My teacher told me the only way to have random non-correlated numbers in awk between consecutive runs of the same script, is saving the last seed used to file and then read it again when you start another execution.
So far I'm trying with this:
BEGIN {
getline seed < "myseed.txt";
srand(seed);
print rand();
print rand();
print srand() > "myseed.txt";
}
but the only content of myseed.txt
is always 0 and I get the same random numbers at every execution.
Any ideas on how to save the status of the internal random number generator and then resuming generating random numbers exactly where it stopped between different executions of the same script?
There seems to be some confusion about what the seed actually is. It's a value used as a parameter to initialize the random number generator, and that's it; it does not contain the current state of the random number generator.
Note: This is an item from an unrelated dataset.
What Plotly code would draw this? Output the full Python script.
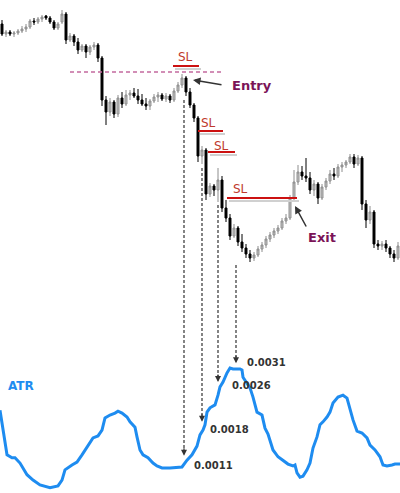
import plotly.graph_objects as go

# Candles (one bar per index), price values
bars = list(range(100))

open_px = [1.3276, 1.3266, 1.3268, 1.3266, 1.3267, 1.3269, 1.3271, 1.3273, 1.3279, 1.3278,
           1.3281, 1.3284, 1.3282, 1.3278, 1.3272, 1.3278, 1.3286, 1.3260, 1.3264, 1.3258,
           1.3250, 1.3254, 1.3248, 1.3253, 1.3255, 1.3242, 1.3200, 1.3188, 1.3198, 1.3186,
           1.3202, 1.3196, 1.3205, 1.3207, 1.3204, 1.3200, 1.3196, 1.3194, 1.3199, 1.3203,
           1.3205, 1.3201, 1.3204, 1.3200, 1.3209, 1.3215, 1.3222, 1.3208, 1.3195, 1.3182,
           1.3144, 1.3150, 1.3106, 1.3114, 1.3110, 1.3120, 1.3092, 1.3082, 1.3064, 1.3072,
           1.3058, 1.3052, 1.3046, 1.3042, 1.3045, 1.3051, 1.3055, 1.3061, 1.3065, 1.3069,
           1.3072, 1.3079, 1.3082, 1.3102, 1.3118, 1.3128, 1.3124, 1.3122, 1.3110, 1.3116,
           1.3102, 1.3113, 1.3119, 1.3126, 1.3124, 1.3133, 1.3135, 1.3138, 1.3143, 1.3136,
           1.3142, 1.3096, 1.3080, 1.3088, 1.3056, 1.3054, 1.3056, 1.3052, 1.3046, 1.3042]

high_px = [1.3280, 1.3270, 1.3270, 1.3269, 1.3271, 1.3274, 1.3276, 1.3281, 1.3282, 1.3283,
           1.3285, 1.3285, 1.3284, 1.3280, 1.3278, 1.3290, 1.3288, 1.3267, 1.3266, 1.3262,
           1.3256, 1.3256, 1.3255, 1.3258, 1.3257, 1.3244, 1.3204, 1.3202, 1.3200, 1.3205,
           1.3208, 1.3210, 1.3210, 1.3212, 1.3211, 1.3206, 1.3202, 1.3201, 1.3206, 1.3208,
           1.3207, 1.3207, 1.3206, 1.3212, 1.3218, 1.3226, 1.3224, 1.3212, 1.3197, 1.3184,
           1.3154, 1.3152, 1.3117, 1.3116, 1.3132, 1.3124, 1.3100, 1.3086, 1.3076, 1.3074,
           1.3066, 1.3056, 1.3050, 1.3048, 1.3054, 1.3058, 1.3064, 1.3068, 1.3072, 1.3075,
           1.3082, 1.3086, 1.3105, 1.3130, 1.3135, 1.3134, 1.3142, 1.3128, 1.3120, 1.3118,
           1.3116, 1.3122, 1.3130, 1.3132, 1.3136, 1.3138, 1.3140, 1.3146, 1.3146, 1.3145,
           1.3144, 1.3100, 1.3094, 1.3090, 1.3060, 1.3059, 1.3060, 1.3054, 1.3050, 1.3058]

low_px = [1.3264, 1.3263, 1.3264, 1.3263, 1.3265, 1.3267, 1.3268, 1.3271, 1.3275, 1.3276,
          1.3278, 1.3280, 1.3276, 1.3270, 1.3270, 1.3276, 1.3256, 1.3258, 1.3254, 1.3246,
          1.3248, 1.3242, 1.3245, 1.3250, 1.3238, 1.3194, 1.3175, 1.3184, 1.3182, 1.3183,
          1.3192, 1.3194, 1.3200, 1.3202, 1.3196, 1.3194, 1.3190, 1.3190, 1.3197, 1.3198,
          1.3199, 1.3198, 1.3197, 1.3198, 1.3207, 1.3212, 1.3204, 1.3192, 1.3178, 1.3138,
          1.3136, 1.3100, 1.3103, 1.3104, 1.3098, 1.3088, 1.3078, 1.3060, 1.3062, 1.3054,
          1.3048, 1.3042, 1.3038, 1.3039, 1.3043, 1.3048, 1.3052, 1.3058, 1.3062, 1.3066,
          1.3070, 1.3076, 1.3080, 1.3100, 1.3115, 1.3120, 1.3118, 1.3106, 1.3104, 1.3096,
          1.3100, 1.3110, 1.3116, 1.3120, 1.3122, 1.3128, 1.3132, 1.3136, 1.3132, 1.3134,
          1.3090, 1.3072, 1.3076, 1.3052, 1.3050, 1.3050, 1.3048, 1.3042, 1.3038, 1.3040]

close_px = [1.3266, 1.3268, 1.3266, 1.3267, 1.3269, 1.3271, 1.3273, 1.3279, 1.3278, 1.3281,
            1.3283, 1.3282, 1.3278, 1.3272, 1.3276, 1.3286, 1.3260, 1.3264, 1.3258, 1.3250,
            1.3254, 1.3248, 1.3253, 1.3255, 1.3242, 1.3200, 1.3188, 1.3198, 1.3186, 1.3202,
            1.3196, 1.3205, 1.3207, 1.3204, 1.3200, 1.3196, 1.3194, 1.3199, 1.3203, 1.3205,
            1.3201, 1.3204, 1.3200, 1.3209, 1.3215, 1.3222, 1.3208, 1.3195, 1.3182, 1.3144,
            1.3150, 1.3106, 1.3114, 1.3110, 1.3120, 1.3092, 1.3082, 1.3064, 1.3072, 1.3058,
            1.3052, 1.3046, 1.3042, 1.3045, 1.3051, 1.3055, 1.3061, 1.3065, 1.3069, 1.3072,
            1.3079, 1.3082, 1.3102, 1.3118, 1.3128, 1.3124, 1.3122, 1.3110, 1.3116, 1.3102,
            1.3113, 1.3119, 1.3126, 1.3124, 1.3133, 1.3135, 1.3138, 1.3143, 1.3136, 1.3142,
            1.3096, 1.3080, 1.3088, 1.3056, 1.3054, 1.3056, 1.3052, 1.3046, 1.3042, 1.3054]

# ATR line (bar position, value)
atr_x = [-0.5, 0, 0.75, 1.25, 2.5, 3.25, 4.5, 5.25, 6.25, 7.75, 9.5, 12, 14, 15, 15.75,
         17.5, 18.75, 20, 21.5, 22.75, 24, 25, 25.75, 27, 28.25, 29, 30, 31.25, 32, 33.25,
         33.75, 34.5, 35.25, 36.5, 37.75, 38.75, 40, 42, 45, 46.25, 47.5, 48.75, 49.5, 50.25,
         50.75, 51.25, 52, 53.25, 54, 54.5, 55.25, 56.25, 57, 57.75, 59.5, 60, 60.25, 62,
         62.75, 63.75, 65, 65.75, 66.5, 67.75, 69, 70.25, 71.5, 72.75, 73.25, 73.75, 74.5,
         75.25, 76.25, 77, 77.75, 78.75, 79.5, 80.25, 81.25, 82, 82.75, 84, 85.25, 86.25, 87,
         87.75, 88.75, 90, 91.25, 92, 93.25, 94.5, 95.25, 96.25, 97.5, 98.25, 99.5]
atr_val = [0.00223, 0.00199, 0.00162, 0.00131, 0.00125, 0.00125, 0.00114, 0.00104, 0.00090,
           0.00079, 0.00069, 0.00063, 0.00067, 0.00079, 0.00100, 0.00110, 0.00116, 0.00131,
           0.00151, 0.00166, 0.00170, 0.00182, 0.00207, 0.00213, 0.00217, 0.00221, 0.00217,
           0.00209, 0.00199, 0.00188, 0.00168, 0.00141, 0.00131, 0.00125, 0.00114, 0.00108,
           0.00104, 0.00104, 0.00106, 0.00120, 0.00131, 0.00149, 0.00172, 0.00182, 0.00193,
           0.00219, 0.00228, 0.00234, 0.00254, 0.00271, 0.00281, 0.00300, 0.00310, 0.00308,
           0.00308, 0.00306, 0.00291, 0.00269, 0.00250, 0.00219, 0.00213, 0.00186, 0.00174,
           0.00141, 0.00127, 0.00120, 0.00112, 0.00108, 0.00110, 0.00094, 0.00085, 0.00087,
           0.00100, 0.00114, 0.00145, 0.00168, 0.00193, 0.00199, 0.00209, 0.00219, 0.00238,
           0.00250, 0.00254, 0.00248, 0.00223, 0.00203, 0.00180, 0.00176, 0.00166, 0.00151,
           0.00141, 0.00127, 0.00110, 0.00108, 0.00110, 0.00112, 0.00112]

# trade levels
entry_level = 1.3228
entry_from, entry_to = 17, 55
sl_levels = [1.3234, 1.3169, 1.3148, 1.3102]
sl_from = [42.75, 49, 51.5, 56.25]
sl_to = [49.25, 55.25, 58.25, 73.75]
sl_text_x = [45.75, 51.5, 54.75, 59.5]
sl_text_y = [1.3243, 1.3177, 1.3154, 1.3111]

# dashed arrows from the SL moves down to the ATR reading
sig_x = [45.5, 50, 54, 58.5]
sig_top = [1.3200, 1.3132, 1.3095, 1.3035]
sig_tip = [0.00129, 0.00199, 0.00281, 0.00320]
atr_labels = ['0.0011', '0.0018', '0.0026', '0.0031']
label_x = [47.5, 51.5, 57, 60.75]
label_y = [0.00108, 0.00184, 0.00273, 0.00322]

# both axes cover the whole canvas
price_range = [1.2807, 1.3300]
atr_range = [0.000523, 0.010688]


def atr_to_price(v):
    frac = (v - atr_range[0]) / (atr_range[1] - atr_range[0])
    return price_range[0] + frac * (price_range[1] - price_range[0])


FONT = 'DejaVu Sans'
fig = go.Figure()

fig.add_trace(go.Candlestick(x=bars, open=open_px, high=high_px, low=low_px, close=close_px,
                             increasing=dict(line=dict(color='#8e8e8e', width=1), fillcolor='#c4c4c4'),
                             decreasing=dict(line=dict(color='#000000', width=1), fillcolor='#000000'),
                             whiskerwidth=0, showlegend=False, hoverinfo='skip'))

fig.add_trace(go.Scatter(x=atr_x, y=atr_val, yaxis='y2', mode='lines',
                         line=dict(color='#1e8cf0', width=3), showlegend=False, hoverinfo='skip'))

# entry level
fig.add_shape(type='line', xref='x', yref='y', x0=entry_from, x1=entry_to,
              y0=entry_level, y1=entry_level, line=dict(color='#c46a9e', width=1.5, dash='4px,3px'))

# stop loss lines with a soft shadow
for i in range(len(sl_levels)):
    fig.add_shape(type='line', xref='x', yref='y', x0=sl_from[i] + 0.5, x1=sl_to[i] + 0.5,
                  y0=sl_levels[i] - 0.0003, y1=sl_levels[i] - 0.0003,
                  line=dict(color='#d0d0d0', width=2))
    fig.add_shape(type='line', xref='x', yref='y', x0=sl_from[i], x1=sl_to[i],
                  y0=sl_levels[i], y1=sl_levels[i], line=dict(color='#cc1111', width=2))
    fig.add_annotation(x=sl_text_x[i], y=sl_text_y[i], text='SL', showarrow=False,
                       font=dict(family=FONT, size=12, color='#c0392b'))

# dashed drop lines + arrowheads + ATR readings
for i in range(len(sig_x)):
    fig.add_shape(type='line', xref='x', yref='y', x0=sig_x[i], x1=sig_x[i],
                  y0=sig_top[i], y1=atr_to_price(sig_tip[i]) + 0.0006,
                  line=dict(color='#333333', width=1.2, dash='3px,2px'))
    fig.add_annotation(x=sig_x[i], y=sig_tip[i], yref='y2', text='', showarrow=True,
                       ax=0, ay=-9, arrowhead=2, arrowsize=1, arrowwidth=1.2,
                       arrowcolor='#333333')
    fig.add_annotation(x=label_x[i], y=label_y[i], yref='y2', text='<b>' + atr_labels[i] + '</b>',
                       showarrow=False, xanchor='left',
                       font=dict(family=FONT, size=10, color='#333333'))

# Entry / Exit callouts
fig.add_annotation(x=47.75, y=1.3220, text='', showarrow=True, ax=30, ay=5,
                   arrowhead=2, arrowsize=1, arrowwidth=1.5, arrowcolor='#333333')
fig.add_annotation(x=62.5, y=1.3215, text='<b>Entry</b>', showarrow=False,
                   font=dict(family=FONT, size=13, color='#7b1457'))
fig.add_annotation(x=73.25, y=1.3094, text='', showarrow=True, ax=12, ay=22,
                   arrowhead=2, arrowsize=1, arrowwidth=1.5, arrowcolor='#333333')
fig.add_annotation(x=80, y=1.3063, text='<b>Exit</b>', showarrow=False,
                   font=dict(family=FONT, size=13, color='#7b1457'))

fig.add_annotation(x=4.75, y=0.00273, yref='y2', text='<b>ATR</b>', showarrow=False,
                   font=dict(family=FONT, size=12, color='#1e8cf0'))

fig.update_layout(width=400, height=493, margin=dict(l=0, r=0, t=0, b=0),
                  paper_bgcolor='white', plot_bgcolor='white',
                  xaxis=dict(range=[-0.5, 99.5], visible=False, rangeslider=dict(visible=False)),
                  yaxis=dict(range=price_range, visible=False),
                  yaxis2=dict(range=atr_range, overlaying='y', visible=False))

# drop the default page margin so the figure sits at the window's corner
fig.write_html("out.html", config={'displayModeBar': False},
               post_script="document.body.style.margin='0px';")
If you call srand(N)
with any N, and then generate some random numbers, and then call srand()
again (with any seed), the return value will be that original N, no matter how many random numbers you have generated in the meantime.
If the goal is to have a reproducible string of numbers, allowing for interruptions, then you need to save not only the seed but the number of random numbers generated so far since the seeding, and generate and discard that many at the start of the next run. This is a terrible hack and you would probably be better implementing your own RNG or, more likely, using something other than awk.
If the goal is to make sure not to generate the same sequence even if run twice within a single second, then you should read the discussion at the link Ed Morton posted in his comment.